The drop-off stood in stark contrast to the number of visitors from China, which grew 19.5% to 1.05 million people, making July the single highest month on record, as tourists flocked to Japan for their summer holidays.  

The 7.6% decline in South Korean tourists comes on top of a 5.6% drop in July last year, when torrential rain devastated western Japan, leading to many cancellations. It showed that the boycott of Japanese products such as clothes and beer have now spread to travel as well. 

When inbound travel numbers are broken down by country and region, South Korean tourists rank second after Chinese visitors. Declines in visitors from that country can weigh on local economies that have thrived on the travel boom. 

The passenger terminal in Fukuoka for the high-speed ferry Beetle connecting the Kyushu city and Busan is empty as South Koreans shun traveling to Japan.

With a meeting Wednesday between the two sides' top diplomats seeming to bring the neighbors no closer to reconciliation, more South Koreans -- who make up a quarter of foreign visitors to Japan -- are likely to shun the country as a vacation destination.

In addition to the economic toll, the row is also driving a wedge into a partnership that plays a vital role in ensuring the security of East Asia.

The General Security of Military Information Agreement between Japan and South Korea is due for its automatic annual renewal in November. Saturday marks the deadline for either side to announce its withdrawal from the intelligence-sharing deal.

Yet when Japanese Foreign Minister Taro Kono broached the topic, counterpart Kang Kyung-wha said only that Seoul is "still considering" whether to extend it, according to the South Korean side.

The cagey response appears intended to pressure Japan into scaling back its export curbs by raising the prospect of scrapping the agreement. Tokyo has so far refused to compromise, insisting on treating the trade controls and the renewal of the military agreement as separate issues.

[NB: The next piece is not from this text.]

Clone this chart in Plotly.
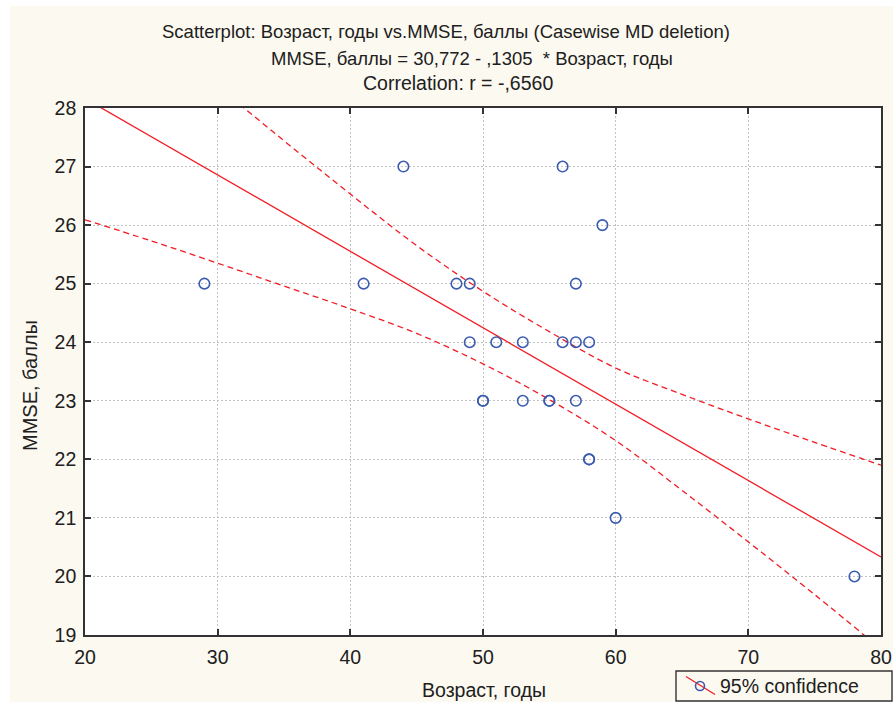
import plotly.graph_objects as go

# ---------------- data ----------------
age = [29, 41, 44, 48, 49, 49, 50, 50, 51, 53, 53, 55, 55, 56, 56, 57, 57, 57, 58, 58, 58, 59, 60, 78]
mmse = [25, 25, 27, 25, 25, 24, 23, 23, 24, 24, 23, 23, 23, 27, 24, 24, 25, 23, 24, 22, 22, 26, 21, 20]

intercept = 30.772
slope = -0.1305

ci_x = [20, 25, 30, 35, 40, 45, 50, 55, 60, 65, 70, 75, 80]
ci_upper = [30.23, 29.29, 28.37, 27.44, 26.53, 25.65, 24.87, 24.18, 23.56, 23.11, 22.69, 22.29, 21.90]
ci_lower = [26.09, 25.73, 25.35, 24.96, 24.57, 24.15, 23.63, 23.02, 22.32, 21.47, 20.59, 19.69, 18.76]

x_ticks = [20, 30, 40, 50, 60, 70, 80]
y_ticks = [19, 20, 21, 22, 23, 24, 25, 26, 27, 28]

title_lines = [
    "Scatterplot: Возраст, годы vs.MMSE, баллы (Casewise MD deletion)",
    "MMSE, баллы = 30,772 - ,1305 \u00a0* Возраст, годы",
    "Correlation: r = -,6560",
]
x_title = "Возраст, годы"
y_title = "MMSE, баллы"
legend_text = "95% confidence"

# ---------------- layout geometry (page pixels) ----------------
W, H = 893, 702
L, R, T, B = 85, 881, 108, 635      # plot area
PW, PH = R - L, B - T


def px(x):
    return (x - L) / PW


def py(y):
    return (B - y) / PH


FONT = "Liberation Sans, Arial, sans-serif"
RED = "#f21c24"
BLUE = "#3a5bb0"
CREAM = "#fcf9f0"
TXT = "#202020"

fit_x = [x_ticks[0], x_ticks[-1]]
fit_y = [intercept + slope * v for v in fit_x]

fig = go.Figure()
fig.add_trace(go.Scatter(x=ci_x, y=ci_upper, mode="lines", line=dict(color=RED, width=1.3, dash="6px,4px", shape="spline"),
                         showlegend=False, hoverinfo="skip"))
fig.add_trace(go.Scatter(x=ci_x, y=ci_lower, mode="lines", line=dict(color=RED, width=1.3, dash="6px,4px", shape="spline"),
                         showlegend=False, hoverinfo="skip"))
fig.add_trace(go.Scatter(x=fit_x, y=fit_y, mode="lines", line=dict(color=RED, width=1.3), showlegend=False))
fig.add_trace(go.Scatter(x=age, y=mmse, mode="markers",
                         marker=dict(symbol="circle-open", size=10.5, color=BLUE, line=dict(width=1.6, color=BLUE)),
                         showlegend=False, cliponaxis=False))

axis_common = dict(
    showgrid=True, gridcolor="#c2c2c2", griddash="2px,2px", gridwidth=1,
    zeroline=False, showline=True, linecolor="#333333", linewidth=1.6, mirror="ticks",
    ticks="inside", ticklen=6, tickwidth=1.5, tickcolor="#333333",
    tickfont=dict(family=FONT, size=19.5, color=TXT), automargin=False,
)

fig.update_xaxes(range=[20, 80], tickvals=x_ticks, ticklabelstandoff=4, **axis_common)
fig.update_yaxes(range=[19, 28], tickvals=y_ticks, ticklabelstandoff=3, **axis_common)

annotations = []
for text, cx, cy, fs in zip(title_lines, [446, 472, 458], [31, 59, 83], [18.5, 18.5, 19.5]):
    annotations.append(dict(text=text, x=px(cx), y=py(cy), xref="paper", yref="paper",
                            xanchor="center", yanchor="middle", showarrow=False,
                            font=dict(family=FONT, size=fs, color=TXT)))
annotations.append(dict(text=x_title, x=px(484), y=py(690), xref="paper", yref="paper",
                        xanchor="center", yanchor="middle", showarrow=False,
                        font=dict(family=FONT, size=19.5, color=TXT)))
annotations.append(dict(text=y_title, x=px(30), y=py(386), xref="paper", yref="paper", textangle=-90,
                        xanchor="center", yanchor="middle", showarrow=False,
                        font=dict(family=FONT, size=20, color=TXT)))
annotations.append(dict(text=legend_text, x=px(718), y=py(686), xref="paper", yref="paper",
                        xanchor="left", yanchor="middle", showarrow=False,
                        font=dict(family=FONT, size=19.5, color=TXT)))

shapes = [
    # white outer strips (left and top) around the cream background
    dict(type="rect", xref="paper", yref="paper", x0=px(0), x1=px(10), y0=py(H), y1=py(0),
         fillcolor="white", line=dict(width=0), layer="below"),
    dict(type="rect", xref="paper", yref="paper", x0=px(0), x1=px(W), y0=py(6), y1=py(0),
         fillcolor="white", line=dict(width=0), layer="below"),
    # legend box
    dict(type="rect", xref="paper", yref="paper", x0=px(676), x1=px(892), y0=py(701), y1=py(671),
         line=dict(color="#333333", width=1.4)),
    dict(type="line", xref="paper", yref="paper", x0=px(686), y0=py(676.5), x1=px(715), y1=py(694.5),
         line=dict(color=RED, width=1.3)),
    dict(type="circle", xref="paper", yref="paper", x0=px(695.5), x1=px(704.5), y0=py(690.5), y1=py(681.5),
         line=dict(color=BLUE, width=1.6), fillcolor="rgba(0,0,0,0)"),
]

fig.update_layout(
    width=W, height=H,
    margin=dict(l=L, r=W - R, t=T, b=H - B, autoexpand=False),
    paper_bgcolor=CREAM, plot_bgcolor="white",
    showlegend=False,
    annotations=annotations, shapes=shapes,
    font=dict(family=FONT),
)

fig.write_html(
    "out.html",
    config={"displayModeBar": False},
    post_script="document.body.style.margin='0';document.documentElement.style.overflow='hidden';",
)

The uncertainty over the extension risks disrupting security cooperation among Japan, South Korea and the U.S.

North Korea's missile launches since May are believed to have included a new type of short-range ballistic missile that can fly at low altitudes and change course in-flight. Japan's missile defense systems struggle with low-flying projectiles, and this weakness will be exacerbated if the military agreement is terminated and Tokyo loses ready access to Seoul's intelligence-gathering capabilities.

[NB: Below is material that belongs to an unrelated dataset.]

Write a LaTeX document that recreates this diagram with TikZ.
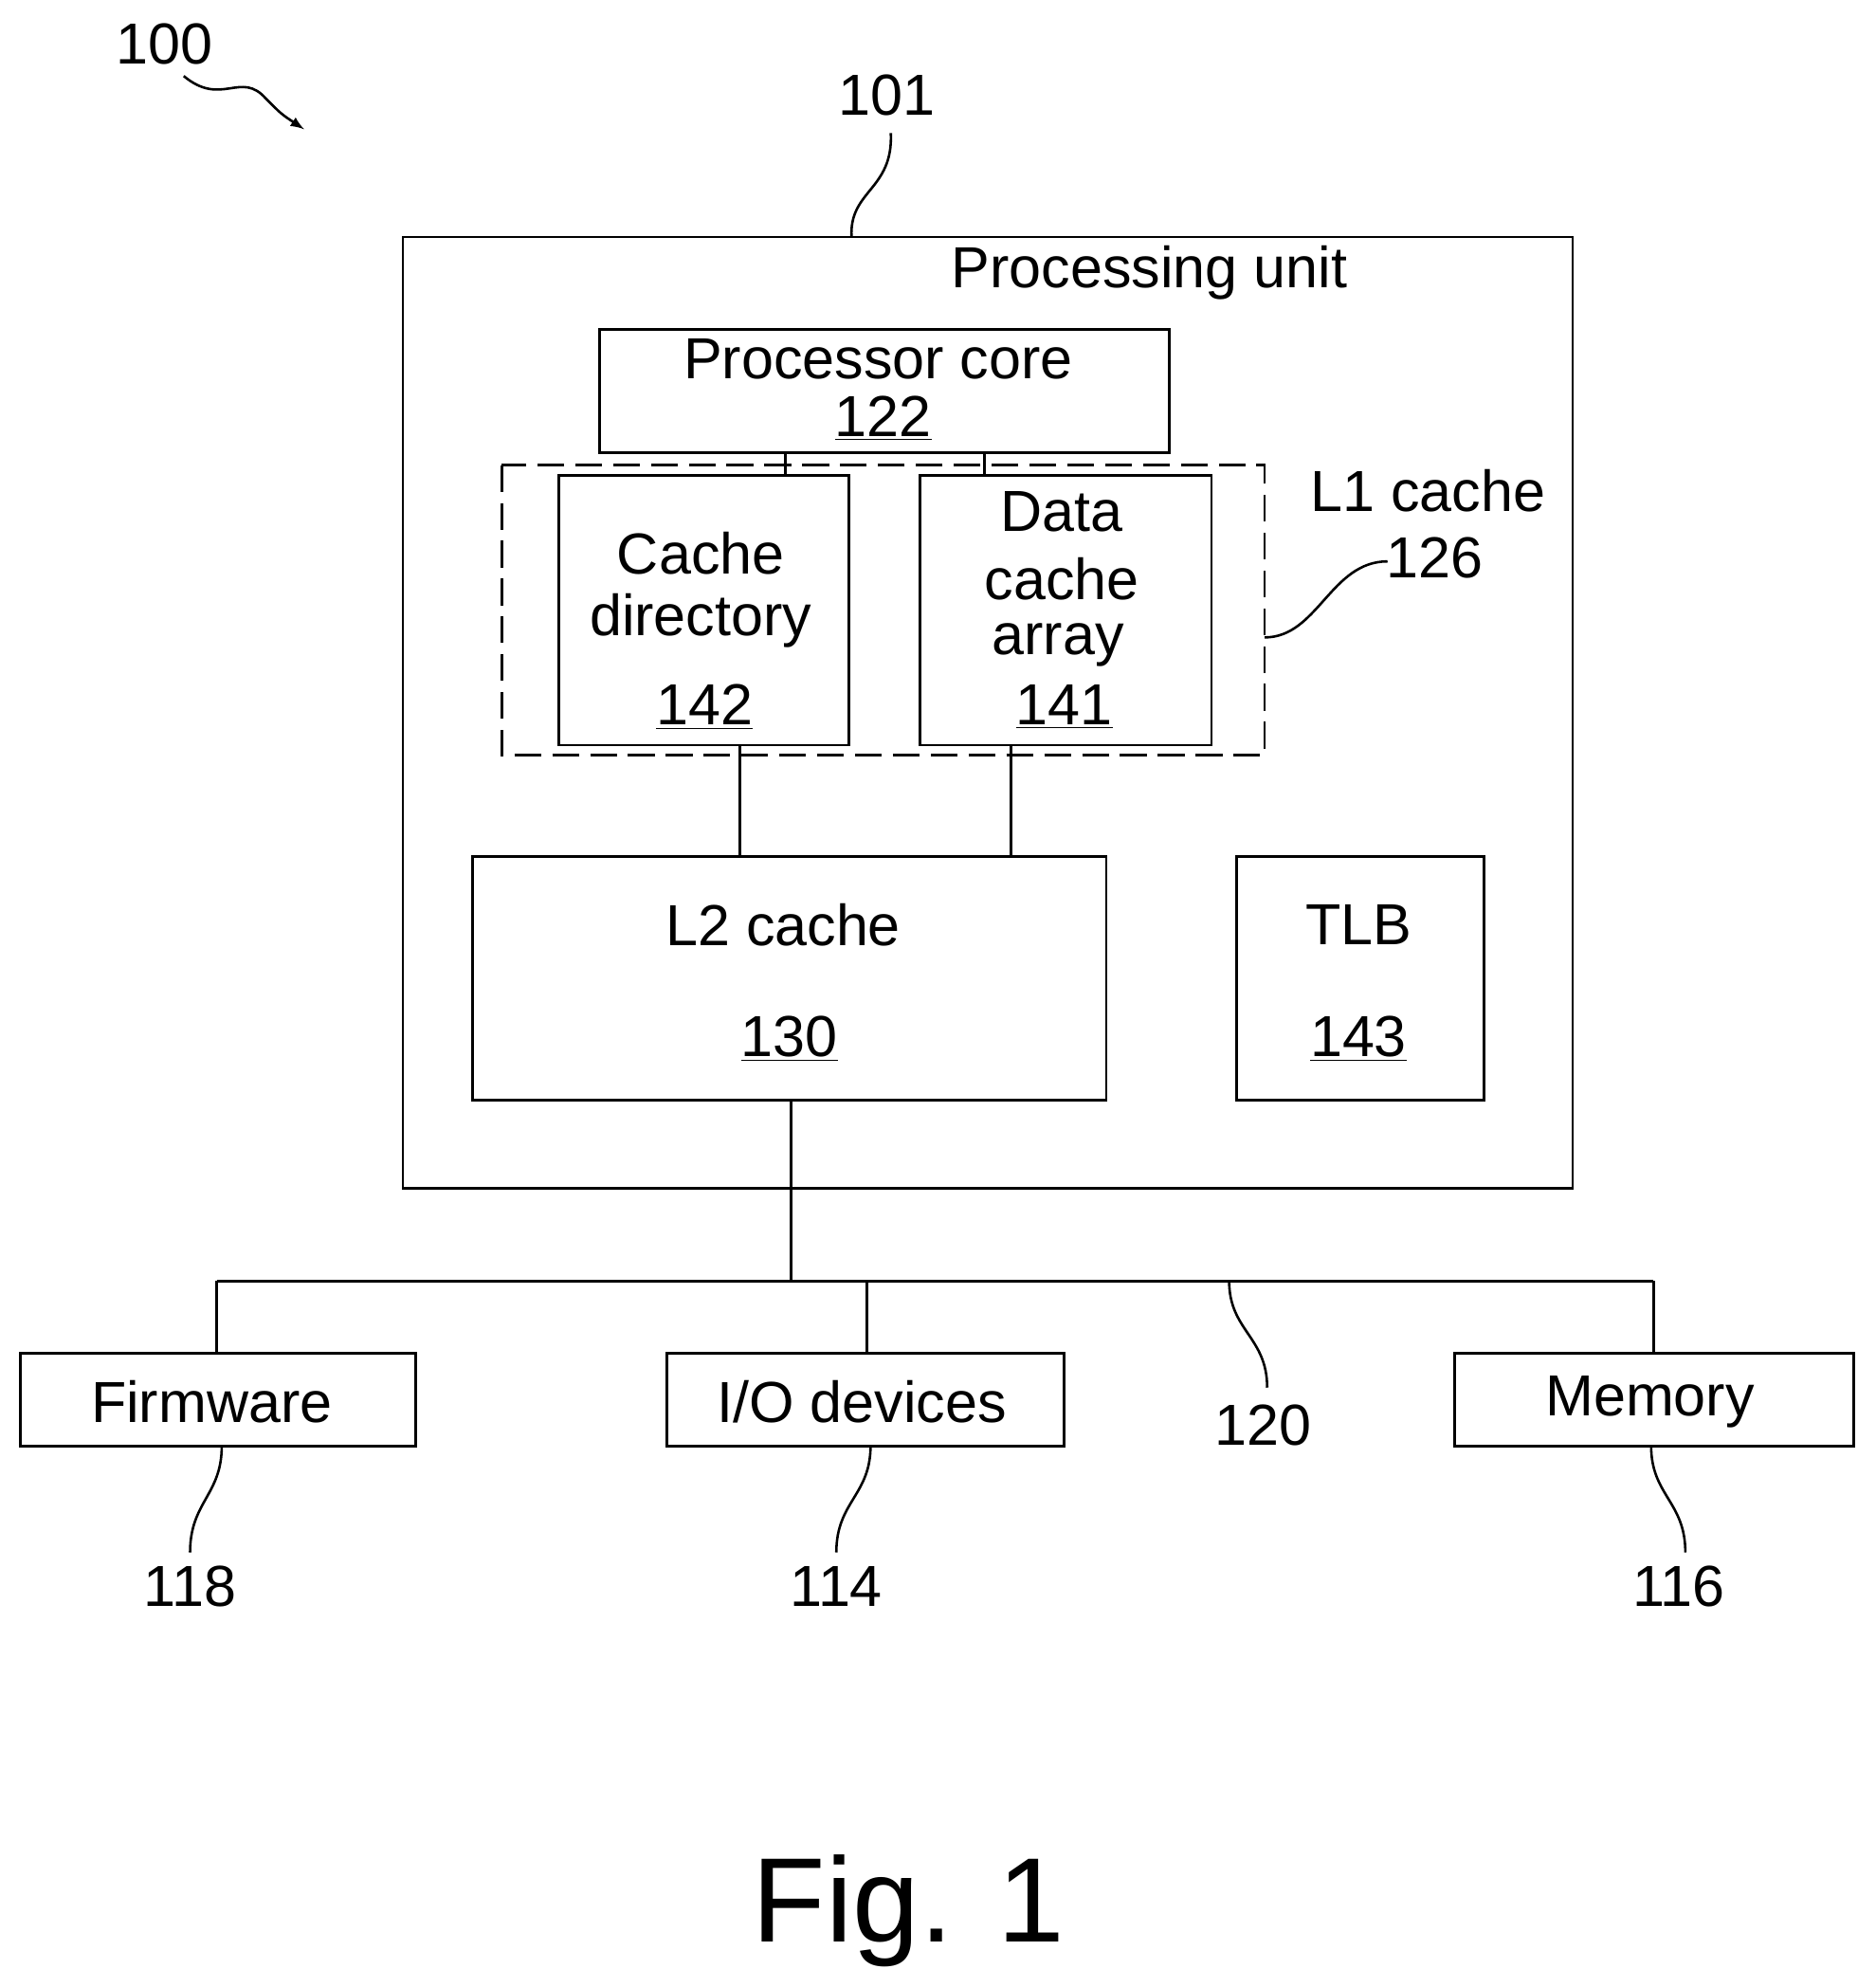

Conversely, South Korea depends on Japan to track missiles flying beyond the Japanese archipelago. South Korean Defense Minister Jeong Kyeong-doo has acknowledged that Tokyo has shared information with Seoul on past North Korean nuclear tests.

The grim tourism data came on the heels of Korean Air Lines' decision on Tuesday to suspend service on six more routes to Japan, citing shrinking demand. Hiroshi Tabata, commissioner of the Japan Tourism Agency, said Wednesday that national tourism organization had postponed a planned joint promotional campaign with partners including South Korean carriers.

The drop in South Korean visitors is showing up in data on tourist spending. The Japan Department Stores Association reported Wednesday that while nationwide tax-free sales -- a proxy for purchases by foreign visitors -- rose 3.4% to 28.1 billion yen ($264 million) in July, sales to South Koreans slid 10%.

Japanese hotel reservations by South Korean users via travel agency JTB's website plunged by half year over year last month. Bookings are down by 70% for August and by 80% for September compared with this time last year. "The reduction in flights is probably a factor," a JTB representative said.

West Japan Railway saw a 40% drop in rooms occupied by South Korean customers last month at its 17 hotels around Japan, while Imperial Hotel Osaka experienced a 20% decline in reservations.

In Sapporo, normally a popular destination for South Korean visitors, hotels seeing a drop-off in reservations are cutting rates, leading to an intensifying price war, according to hotel operator Fujita Kanko.